Speaker: Dr Agnes Andersson, Department of Geography, University of Lund
Date: 19 November 2013
Summarised by Professor Sylvia Chant
Taking something of a departure from the conventionally urban-dedicated focus in the Cities, Space and Development Seminar Series, but connected in vital ways with rural-urban dynamics in sub-Saharan Africa, Dr Agnes Andersson Djurfeldt, Associate Professor in the Department of Human Geography at the University of Lund, Sweden, gave us some important gendered insights into agricultural and rural livelihoods in the region with her talk entitled: ‘Is pro-poor agricultural growth inclusive?’. This drew on her interdisciplinary work with the ‘Afrint group’, of which she has been team leader since 2010, comprising researchers from Lund and nine sub-Saharan African countries, which has documented transitions in rural livelihoods in around 4000 households from 2002.
The bid to ‘re-agrarianise’ growth and poverty reduction in sub-Saharan Africa post 2000, and especially since the Maputo Declaration of 2003, has been driven not only by general concerns about ‘runaway’ urbanisation in the region, but by more specific anxieties around growing youth unemployment in African cities, and crises of urban food security in a context in which around 20% of African imports consist of foodstuffs Given that women are only 15% of rural landholders in SSA, knowing how the drive to revitalise rural economies have affected women and men is a critical part of the analytical jigsaw in which the historic ‘male bias’ in rural-urban migration is changing.

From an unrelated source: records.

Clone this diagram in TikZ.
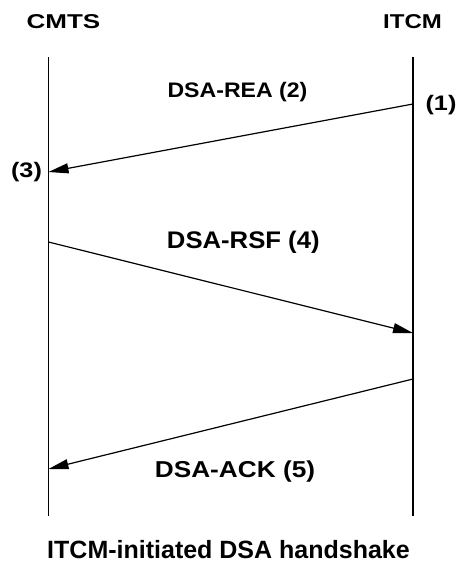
\documentclass[tikz,border=0pt]{standalone}
\usepackage{fontspec}
\setmainfont{Liberation Sans}
\usepackage{tikz}
\usetikzlibrary{arrows.meta, positioning, calc}
\definecolor{msgblack}{RGB}{0, 0, 0}
\tikzset{
    lbl/.style 2 args={inner sep=0pt, anchor=base, text=msgblack,
        font=\bfseries\fontsize{#1}{#1}\selectfont\addfontfeatures{FakeStretch=#2}},
    life/.style={draw=msgblack, line width=1.5pt},
    msg/.style={draw=msgblack, line width=1.2pt, -{Triangle[length=20pt, width=10pt]}}
}

\begin{document}
\begin{tikzpicture}[x=1pt, y=-1pt]
    \useasboundingbox (0,0) rectangle (461,573);
    \node[lbl={20}{1.3}] (cmts) at (63.5,28) {CMTS};
    \node[lbl={20}{1.2}] (itcm) at (412.5,28) {ITCM};
    \coordinate (cmtsTop) at (48.5,57);
    \coordinate (cmtsBot) at (48.5,516);
    \coordinate (itcmTop) at (413,57);
    \coordinate (itcmBot) at (413,516);
    \draw[life] (cmtsTop) -- (cmtsBot);
    \draw[life] (itcmTop) -- (itcmBot);
    \coordinate (reaStart) at (413,104);
    \coordinate (reaEnd) at (48.5,172);
    \coordinate (rsfStart) at (48.5,242);
    \coordinate (rsfEnd) at (413,333);
    \coordinate (ackStart) at (413,379);
    \coordinate (ackEnd) at (48.5,469);
    \draw[msg] (reaStart) -- (reaEnd);
    \draw[msg] (rsfStart) -- (rsfEnd);
    \draw[msg] (ackStart) -- (ackEnd);
    \node[lbl={21}{1.2}] (one) at (441,110.6) {(1)};
    \node[lbl={21}{1.2}] (three) at (26.5,177.6) {(3)};
    \node[lbl={21}{1.1}] (rea) at (237.5,97.7) {DSA-REA (2)};
    \node[lbl={24}{1.07}] (rsf) at (243.3,248) {DSA-RSF (4)};
    \node[lbl={23}{1.14}] (ack) at (235,477) {DSA-ACK (5)};
    \node[lbl={25}{1.0}] (caption) at (228.5,558) {ITCM-initiated DSA handshake};
\end{tikzpicture}
\end{document}
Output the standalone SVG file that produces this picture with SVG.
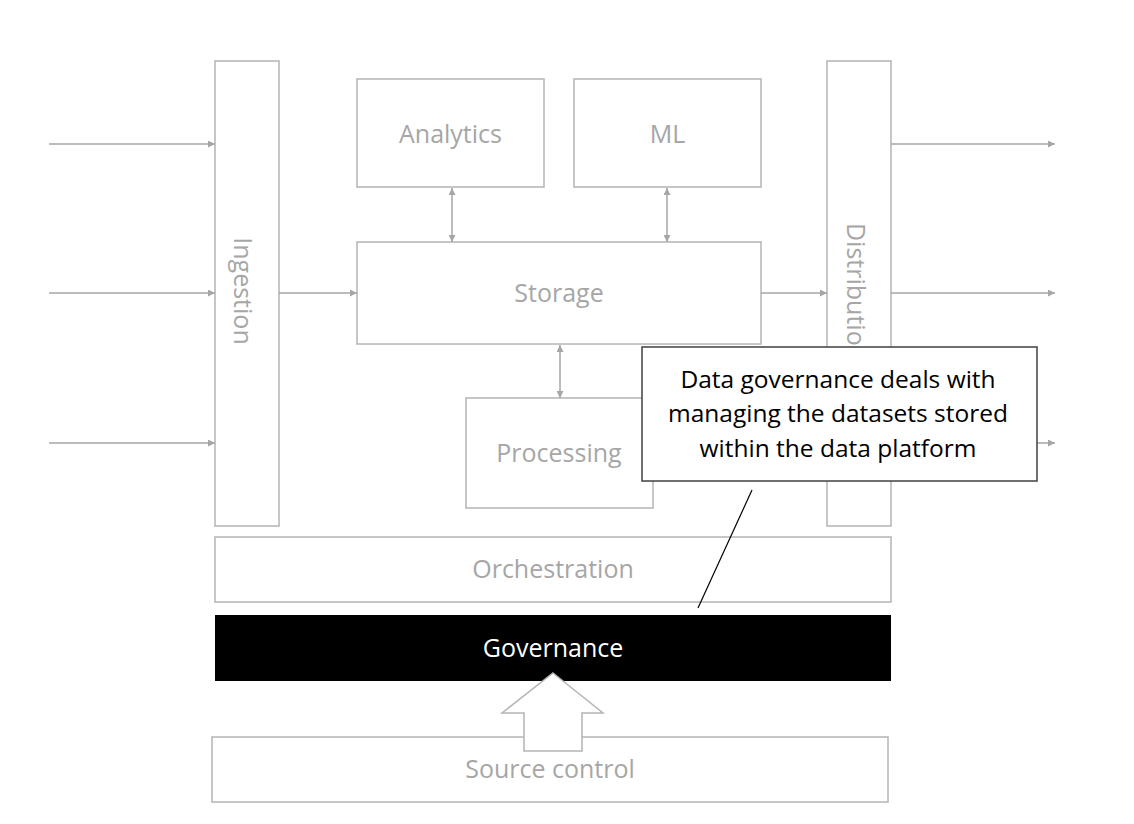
<svg xmlns="http://www.w3.org/2000/svg" width="1134" height="824" viewBox="0 0 1134 824">
<style>
.box{fill:#fff;stroke:#b4b4b4;stroke-width:1.5}
.lbl{font-family:"Open Sans","Liberation Sans",sans-serif;font-size:25px;fill:#a6a6a6;text-anchor:middle;dominant-baseline:central}
.ln{stroke:#a6a6a6;stroke-width:1.5;fill:none}
.note{font-family:"Open Sans","Liberation Sans",sans-serif;font-size:24.5px;fill:#000;text-anchor:middle}
</style>
<defs>
<marker id="ah" viewBox="0 0 10 10" refX="10" refY="5" markerWidth="7" markerHeight="7" markerUnits="userSpaceOnUse" orient="auto-start-reverse">
<path d="M0,0 L10,5 L0,10 z" fill="#a6a6a6"/>
</marker>
</defs>
<rect width="1134" height="824" fill="#fff"/>
<g id="ingestion"><rect class="box" x="215" y="61" width="64" height="465"/><text class="lbl" transform="translate(244,291) rotate(90)">Ingestion</text></g>
<g id="analytics"><rect class="box" x="357" y="79" width="187" height="108"/><text class="lbl" x="450.5" y="133">Analytics</text></g>
<g id="ml"><rect class="box" x="574" y="79" width="187" height="108"/><text class="lbl" x="667.5" y="133">ML</text></g>
<g id="storage"><rect class="box" x="357" y="242" width="404" height="102"/><text class="lbl" x="559" y="292">Storage</text></g>
<g id="processing"><rect class="box" x="466" y="398" width="187" height="110"/><text class="lbl" x="559" y="452">Processing</text></g>
<g id="distribution"><rect class="box" x="827" y="61" width="64" height="465"/><text class="lbl" transform="translate(857,292) rotate(90)">Distribution</text></g>
<g id="orchestration"><rect class="box" x="215" y="537" width="676" height="65"/><text class="lbl" x="553" y="568">Orchestration</text></g>
<g id="source-control"><rect class="box" x="212" y="737" width="676" height="65"/><text class="lbl" x="550" y="768">Source control</text></g>
<g id="governance"><rect x="215" y="615" width="676" height="66" fill="#000"/><text class="lbl" x="553" y="647" style="fill:#fff">Governance</text></g>
<g id="connectors">
<line class="ln" x1="49" y1="144" x2="215" y2="144" marker-end="url(#ah)"/>
<line class="ln" x1="49" y1="293" x2="215" y2="293" marker-end="url(#ah)"/>
<line class="ln" x1="49" y1="443" x2="215" y2="443" marker-end="url(#ah)"/>
<line class="ln" x1="279" y1="293" x2="357" y2="293" marker-end="url(#ah)"/>
<line class="ln" x1="761" y1="293" x2="827" y2="293" marker-end="url(#ah)"/>
<line class="ln" x1="891" y1="144" x2="1055" y2="144" marker-end="url(#ah)"/>
<line class="ln" x1="891" y1="293" x2="1055" y2="293" marker-end="url(#ah)"/>
<line class="ln" x1="891" y1="443" x2="1055" y2="443" marker-end="url(#ah)"/>
<line class="ln" x1="452" y1="188" x2="452" y2="242" marker-start="url(#ah)" marker-end="url(#ah)"/>
<line class="ln" x1="667" y1="188" x2="667" y2="242" marker-start="url(#ah)" marker-end="url(#ah)"/>
<line class="ln" x1="560" y1="345" x2="560" y2="398" marker-start="url(#ah)" marker-end="url(#ah)"/>
<path d="M553,673 L603,713 L582,713 L582,751 L524,751 L524,713 L502,713 Z" fill="#fff" stroke="#b4b4b4" stroke-width="1.5"/>
<line x1="752" y1="490" x2="698" y2="608" stroke="#000" stroke-width="1.2"/>
</g>
<g id="callout"><rect x="642" y="347" width="395" height="134" fill="#fff" stroke="#404040" stroke-width="1.5"/>
<text class="note" x="838" y="388">Data governance deals with</text>
<text class="note" x="838" y="422">managing the datasets stored</text>
<text class="note" x="838" y="457">within the data platform</text></g>
</svg>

Consonant with the work of Dr Cecilia Tacoli at IIED, that women are increasingly forming part of rural-urban migration streams in SSA, appears to relate strongly to the fact that despite recent policy initiatives, women remain disadvantaged in the rural sector, even where there are minimal differences in the general incomes of male and female-headed households, and where landholding is matrilineal (as it is in some parts of Malawi). Rural decision-making, production and access to policy support, remain a male preserve, and more rural female-headed households than male-headed households have to rely on non-farm income in order to subsist. ‘Off-farm’ diversification of livelihood strategies may not necessarily in themselves ‘empower’ women, but in encouraging new avenues to income-generation, and eventual migration to urban areas might be important steps on the route to shaping the social,economic and demographic character of African cities, and the balance between rural and urban development more generally.